Während die Tätigkeit im Milchhof sehr anstrengend war - jeden Tag musste Einwich 19 000 bis 21 000 Liter Milch mit der Kanne auf eine Metallrutsche kippen - war die bei der Bahn gefährlich. Dabei meint er nicht die Instandhaltung der Heizung in Bahnhof und Stellwerk, sondern die "im Gleis". Als Gleisreiniger in den Weichen. "Da wurden etliche Kollegen totgefahren", erinnert er sich. 29 Jahre und bis zu seiner Rente war der Memmelsdorfer bei der Bahn beschäftigt.
In seiner wenigen Freizeit engagierte er sich in einem kirchlichen Verein, dem Josefsverein. "Da bin ich jetzt der Älteste." Wobei er sich schon ein bisschen geärgert hat, dass es zum 80. nicht mal ein Kärtchen gab. Da müssen wohl die schönen Erinnerungen reichen: Wie die anderen Vereine aus der Gemeinde reihte sich auch der Josefsverein mit einem Wagen bei dem weithin bekannten Memmelsdorfer Faschingsumzug ein. "Und da ist unser schwarzer Pudel auf dem Bulldog gestanden." Das hat einer Zuschauerin aus Bamberg so gut gefallen, dass sie meinte, dieser Wagen sollte doch auch beim ersten Umzug in Bamberg mitmachen. Das tat man und fuhr dabei aus Sicherheitsgründen, so Ludwig Einwich, über Pödeldorf.
Inzwischen genießt er die Memmelsdorfer Umzüge vom Fenster aus, denn das mehrere Jahrhunderte alte Anwesen befindet sich an der Hauptstraße. Er hat es seit diesem Jahr dem Sohn überschrieben, er und seine Frau sowie und eine seiner zwei Töchter haben Wohnrecht.
In Memmelsdorf gefällt es Ludwig Einwich sehr gut: "Wir haben hier ja alles, ich gehe über die Straße und bin beim Bäcker." Jeden Freitag wird eingekauft, da fährt ihn der Schwiegersohn. Nur eines missfällt ihm - der neue Brunnen in der Hauptstraße. Diese befährt er mit seinem mobilen Untersatz. Den hat er seit einem Jahr, seit es mit dem Laufen nicht mehr so ging.
Als wir ihn treffen, befindet sich auch eine Sichel im Korb des Gefährtes - damit kann Einwich bei den Christbäumen ausgrasen. Darum kümmert er sich mit dem Schwiegersohn, die restliche Landwirtschaft ist verpachtet. "Und da schimpfen die Leute immer, dass die Bäume so teuer sind, das ist viel Arbeit." Denn etwa zwölf Jahre dauere es, bis man so einen Baum verkaufen kann.
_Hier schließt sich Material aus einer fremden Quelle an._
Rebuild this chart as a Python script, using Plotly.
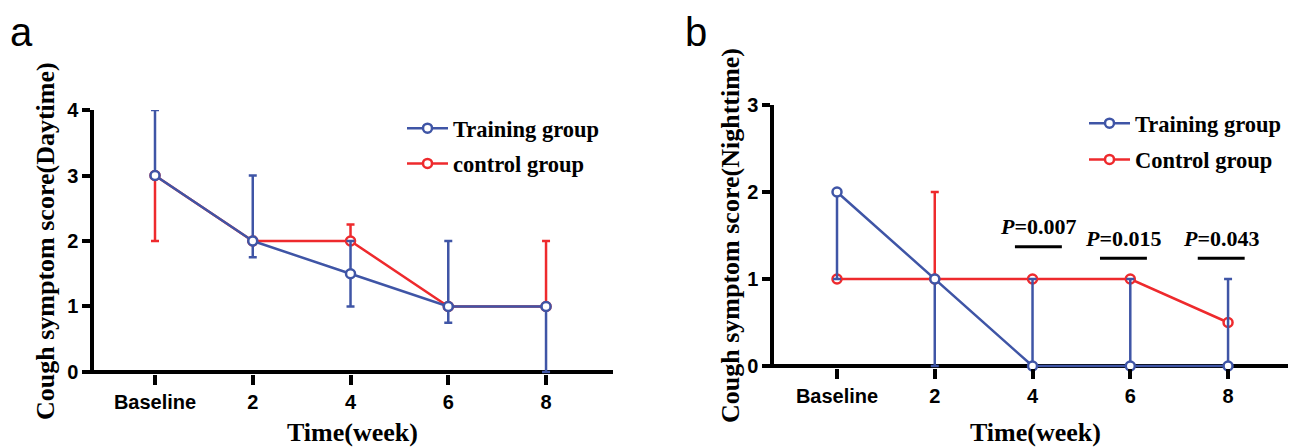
import plotly.graph_objects as go

# ---------------- data ----------------
weeks = [0, 2, 4, 6, 8]
tick_labels = ["Baseline", "2", "4", "6", "8"]

# Panel a: daytime score (median with range)
day_training = [3, 2, 1.5, 1, 1]
day_training_low = [3, 1.75, 1, 0.75, 0]
day_training_high = [4, 3, 2, 2, 1]
day_control = [3, 2, 2, 1, 1]
day_control_low = [2, 2, 2, 1, 1]
day_control_high = [3, 2, 2.25, 1, 2]

# Panel b: nighttime score
night_training = [2, 1, 0, 0, 0]
night_training_low = [1, 0, 0, 0, 0]
night_training_high = [2, 1, 1, 1, 1]
night_control = [1, 1, 1, 1, 0.5]
night_control_low = [1, 1, 1, 1, 0.5]
night_control_high = [1, 2, 1, 1, 0.5]

p_weeks = [4, 6, 8]
p_values = ["0.007", "0.015", "0.043"]

# ---------------- style ----------------
BLUE = "#3F55A6"
RED = "#EE2A2D"
SERIF = "Liberation Serif, Times New Roman, serif"
SANS = "Liberation Sans, Arial, sans-serif"
W, H = 1296, 448
OFF = 8  # page body margin


def px(x):
    return (x - OFF) / W


def py(y):
    return 1 - (y - OFF) / H


def err(vals, low, high):
    return dict(
        type="data", symmetric=False,
        array=[h - v for v, h in zip(vals, high)],
        arrayminus=[v - l for v, l in zip(vals, low)],
    )


def trace(x, y, low, high, name, color, xa, ya, leg, rank):
    e = err(y, low, high)
    e.update(color=color, thickness=2.5, width=4)
    return go.Scatter(
        x=x, y=y, name=name, mode="lines+markers",
        line=dict(color=color, width=2.5),
        marker=dict(symbol="circle", size=9, color="white",
                    line=dict(color=color, width=2.5)),
        error_y=e, xaxis=xa, yaxis=ya, legend=leg, legendrank=rank,
        legendgroup=leg + name, cliponaxis=False,
    )


fig = go.Figure()
fig.add_trace(trace(weeks, day_control, day_control_low, day_control_high,
                    "control group", RED, "x", "y", "legend", 2))
fig.add_trace(trace(weeks, day_training, day_training_low, day_training_high,
                    "Training group", BLUE, "x", "y", "legend", 1))
fig.add_trace(trace(weeks, night_control, night_control_low, night_control_high,
                    "Control group", RED, "x2", "y2", "legend2", 2))
fig.add_trace(trace(weeks, night_training, night_training_low, night_training_high,
                    "Training group", BLUE, "x2", "y2", "legend2", 1))

tickfont = dict(family=SANS, size=20, color="black", weight="bold")
xcommon = dict(
    showline=False, ticks="outside", ticklen=10, tickwidth=3.5,
    tickcolor="black", showgrid=False, zeroline=False, fixedrange=True,
    automargin=False, tickfont=tickfont,
)
ycommon = dict(
    showline=True, linewidth=3.5, linecolor="black",
    ticks="outside", ticklen=8, tickwidth=3.5, tickcolor="black",
    showgrid=False, zeroline=True, zerolinewidth=3.5, zerolinecolor="black",
    fixedrange=True, automargin=False, tickfont=tickfont,
)
legend_font = dict(family=SERIF, size=22.5, color="black", weight="bold")

fig.update_layout(
    width=W, height=H, template="none",
    margin=dict(l=0, r=0, t=0, b=0),
    paper_bgcolor="white", plot_bgcolor="rgba(0,0,0,0)",
    xaxis=dict(domain=[px(94), px(613)], range=[-1.248, 9.37], anchor="y",
               tickvals=weeks, ticktext=tick_labels, **xcommon),
    yaxis=dict(domain=[py(373.75), py(110)], range=[-0.027, 4], anchor="x",
               tickvals=[0, 1, 2, 3, 4], **ycommon),
    xaxis2=dict(domain=[px(774), px(1296)], range=[-1.289, 9.39], anchor="y2",
                tickvals=weeks, ticktext=tick_labels, **xcommon),
    yaxis2=dict(domain=[py(367.75), py(105)], range=[-0.02, 3], anchor="x2",
                tickvals=[0, 1, 2, 3], **ycommon),
    legend=dict(x=px(402), y=py(107), xanchor="left", yanchor="top",
                bgcolor="rgba(0,0,0,0)", itemwidth=41, tracegroupgap=3,
                font=legend_font),
    legend2=dict(x=px(1084), y=py(102), xanchor="left", yanchor="top",
                 bgcolor="rgba(0,0,0,0)", itemwidth=41, tracegroupgap=4,
                 font=legend_font),
    showlegend=True,
)

ann = []
ann.append(dict(text="a", x=px(21), y=1, xref="paper", yref="paper",
                showarrow=False, xanchor="center", yanchor="top",
                font=dict(family=SANS, size=40, color="black")))
ann.append(dict(text="b", x=px(696), y=1, xref="paper", yref="paper",
                showarrow=False, xanchor="center", yanchor="top",
                font=dict(family=SANS, size=40, color="black")))
title_font = dict(family=SERIF, size=26, color="black", weight="bold")
ann.append(dict(text="Cough symptom score(Daytime)", x=px(45), y=py(241),
                xref="paper", yref="paper", showarrow=False, textangle=-90,
                xanchor="center", yanchor="middle", font=title_font))
ann.append(dict(text="Cough symptom score(Nighttime)", x=px(730), y=py(236),
                xref="paper", yref="paper", showarrow=False, textangle=-90,
                xanchor="center", yanchor="middle", font=title_font))
ann.append(dict(text="Time(week)", x=px(352), y=py(432), xref="paper",
                yref="paper", showarrow=False, xanchor="center",
                yanchor="middle", font=title_font))
ann.append(dict(text="Time(week)", x=px(1035), y=py(432), xref="paper",
                yref="paper", showarrow=False, xanchor="center",
                yanchor="middle", font=title_font))

# significance labels and bars (panel b)
p_offsets = [0.12, -0.14, -0.14]
p_text_y = [1.60, 1.46, 1.46]
p_bar_y = [1.37, 1.24, 1.24]
shapes = []
for wk, pv, off, ty, by in zip(p_weeks, p_values, p_offsets, p_text_y, p_bar_y):
    ann.append(dict(text="<i>P</i>=" + pv, x=wk + off, y=ty, xref="x2", yref="y2",
                    showarrow=False, xanchor="center", yanchor="middle",
                    font=dict(family=SERIF, size=22, color="black", weight="bold")))
    shapes.append(dict(type="line", xref="x2", yref="y2", x0=wk + off - 0.48,
                       x1=wk + off + 0.48, y0=by, y1=by,
                       line=dict(color="black", width=3)))

fig.update_layout(annotations=ann, shapes=shapes)

fig.write_html("out.html")
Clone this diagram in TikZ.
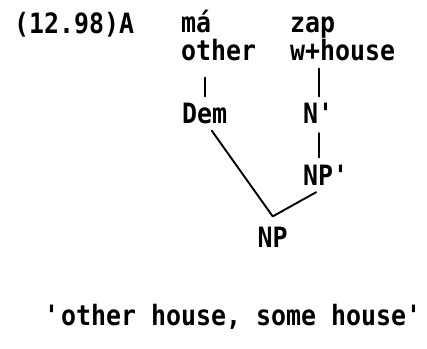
\documentclass[tikz,border=0pt]{standalone}
\usepackage{fontspec}
\setmonofont{DejaVu Sans Mono}[FakeStretch=0.89]
\usetikzlibrary{calc}

\begin{document}
\begin{tikzpicture}[x=1pt,y=-1pt,line cap=round,line join=round,
    word/.style={font=\ttfamily\bfseries\fontsize{28}{30}\selectfont,inner sep=0pt,anchor=base west},
    branch/.style={line width=1.9pt}]
  \useasboundingbox (0,0) rectangle (427,348);

  % Example number and the words with their glosses
  \node[word] (num) at (14,33) {(12.98)A};
  \node[word] (ma) at (181,32) {má};
  \node[word] (oth) at (181,60) {other};
  \node[word] (zap) at (290,32) {zap};
  \node[word] (wh) at (290,60) {w+house};

  % Categories
  \node[word] (Dem) at (182,123) {Dem};
  \node[word] (Np) at (303,123) {N\textquotesingle};
  \node[word] (NPp) at (303,185) {NP\textquotesingle};
  \node[word] (NP) at (257.5,247) {NP};

  % Branches
  \draw[branch,shorten <=6,shorten >=17] (Dem.north) -- (Dem.north |- oth.south);
  \draw[branch,shorten <=6,shorten >=8] (Np.north) -- (Np.north |- wh.south);
  \draw[branch,shorten <=10,shorten >=7] (Np.south) -- (Np.south |- NPp.north);
  \draw[branch] ([shift={(7,7)}]Dem.south) -- ([shift={(0,-10)}]NP.north)
    -- ([shift={(-10.5,7)}]NPp.south);

  % Translation
  \node[word] (trans) at (44,325) {\textquotesingle other house, some house\textquotesingle};
\end{tikzpicture}
\end{document}
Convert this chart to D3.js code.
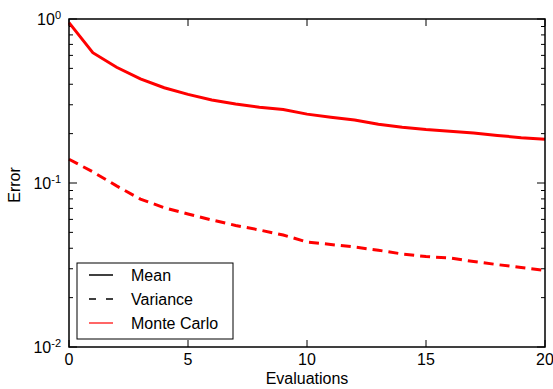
<!doctype html>
<html>
<head>
<script src="https://d3js.org/d3.v7.min.js"></script>
<style>
body { margin: 0; background: white; }
text { font-family: "Liberation Sans", Arial, sans-serif; }
</style>
</head>
<body>
<svg width="553" height="389" id="chart"></svg>
<script>
// evaluations 0..20
var evals = [0,1,2,3,4,5,6,7,8,9,10,11,12,13,14,15,16,17,18,19,20];
// Monte Carlo mean error (solid)
var meanErr = [0.95,0.623,0.508,0.431,0.381,0.347,0.321,0.303,0.290,0.281,0.263,0.252,0.242,0.228,0.219,0.212,0.207,0.202,0.195,0.189,0.185];
// Monte Carlo variance error (dashed)
var varErr = [0.1395,0.117,0.096,0.0798,0.0707,0.0647,0.0595,0.0551,0.0517,0.0482,0.0437,0.0422,0.0407,0.0389,0.0369,0.0356,0.0349,0.0332,0.0318,0.0305,0.0293];
var xTicks = [0,5,10,15,20];
var yTicks = [1,0.1,0.01];
var yExp = ["0","-1","-2"];
var legendLabels = ["Mean","Variance","Monte Carlo"];

var svg = d3.select("#chart");
var pl = 69, pr = 545, pt = 19, pb = 347;

var x = d3.scaleLinear().domain([0,20]).range([pl,pr]);
var y = d3.scaleLog().domain([0.01,1]).range([pb,pt]);

// minor ticks
var minor = [];
[0.01,0.1].forEach(function(b){ for (var k=2;k<10;k++) minor.push(b*k); });

var axes = svg.append("g").attr("stroke","#000").attr("stroke-width",1);
// left/right major + minor ticks (inward)
yTicks.forEach(function(v){
  axes.append("line").attr("x1",pl).attr("x2",pl+8).attr("y1",y(v)).attr("y2",y(v));
  axes.append("line").attr("x1",pr).attr("x2",pr-8).attr("y1",y(v)).attr("y2",y(v));
});
minor.forEach(function(v){
  axes.append("line").attr("x1",pl).attr("x2",pl+4).attr("y1",y(v)).attr("y2",y(v));
  axes.append("line").attr("x1",pr).attr("x2",pr-4).attr("y1",y(v)).attr("y2",y(v));
});
xTicks.forEach(function(v){
  axes.append("line").attr("x1",x(v)).attr("x2",x(v)).attr("y1",pb).attr("y2",pb-7);
  axes.append("line").attr("x1",x(v)).attr("x2",x(v)).attr("y1",pt).attr("y2",pt+7);
});

var line = d3.line().x(function(d,i){ return x(evals[i]); }).y(function(d){ return y(d); });

svg.append("path").datum(meanErr).attr("d",line)
  .attr("fill","none").attr("stroke","#ff0000").attr("stroke-width",3);
svg.append("path").datum(varErr).attr("d",line)
  .attr("fill","none").attr("stroke","#ff0000").attr("stroke-width",3)
  .attr("stroke-dasharray","10,6");

// frame
svg.append("rect").attr("x",pl).attr("y",pt).attr("width",pr-pl).attr("height",pb-pt)
  .attr("fill","none").attr("stroke","#000").attr("stroke-width",1.5);

// tick labels
xTicks.forEach(function(v){
  svg.append("text").attr("x",x(v)).attr("y",pb+18).attr("text-anchor","middle")
    .attr("font-size",16).text(v);
});
yTicks.forEach(function(v,i){
  var t = svg.append("text").attr("x",pl-8).attr("y",y(v)+6).attr("text-anchor","end").attr("font-size",16);
  t.append("tspan").text("10");
  t.append("tspan").attr("dy",-6).attr("font-size",11).text(yExp[i]);
});

// axis titles
svg.append("text").attr("x",307).attr("y",384).attr("text-anchor","middle").attr("font-size",16).text("Evaluations");
svg.append("text").attr("transform","translate(20,185)rotate(-90)").attr("text-anchor","middle")
  .attr("font-size",16).text("Error");

// legend
var lg = svg.append("g");
lg.append("rect").attr("x",77).attr("y",263).attr("width",156).attr("height",76)
  .attr("fill","white").attr("stroke","#000").attr("stroke-width",1);
var lstyle = [{c:"#000",d:null},{c:"#000",d:"7,10"},{c:"#ff3333",d:null}];
legendLabels.forEach(function(s,i){
  var ly = 275 + i*24;
  lg.append("line").attr("x1",89).attr("x2",113).attr("y1",ly).attr("y2",ly)
    .attr("stroke",lstyle[i].c).attr("stroke-width",1.5).attr("stroke-dasharray",lstyle[i].d);
  lg.append("text").attr("x",131).attr("y",ly+6).attr("font-size",16).text(s);
});
</script>
</body>
</html>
Ob er denn in seinem Leben etwas anders gemacht hätte, wenn er es könnte? "Ja, weniger arbeiten", kommt es wie aus der Pistole geschossen. Aber damals kannte man es nicht anders. Bis auf eine Woche war er nie länger verreist. Als er von seiner Busreise erzählt und dass er sogar den Papst gesehen hat, leuchten seine Augen. Und was wünscht er sich? "Noch ein paar Jahre leben."
Der FT jeden Tag und ein Bier aus einer Brauerei aus der Umgebung, die er mit seinem Mobil erreicht, gehören für ihn dazu. Und "alle zwei, drei Sonntag Essen gehen beim Höhn", verrät er uns noch. Da sind auch schon unsere 60 Minuten um und Einwich macht sein E-Mobil startklar. "Ich muss raus, was sehen", meint er und staunt nicht schlecht, als die Dame, die gerade noch nebenan auf der Bank gesessen hat, einen Helm aufsetzt und der BMW F 650 GS die Sporen gibt. "Des Weib fährt jetzt Motorrad, ja so was", staunt er nicht schlecht und reizt dann die 7 km/h seines rollenden Untersatzes voll aus.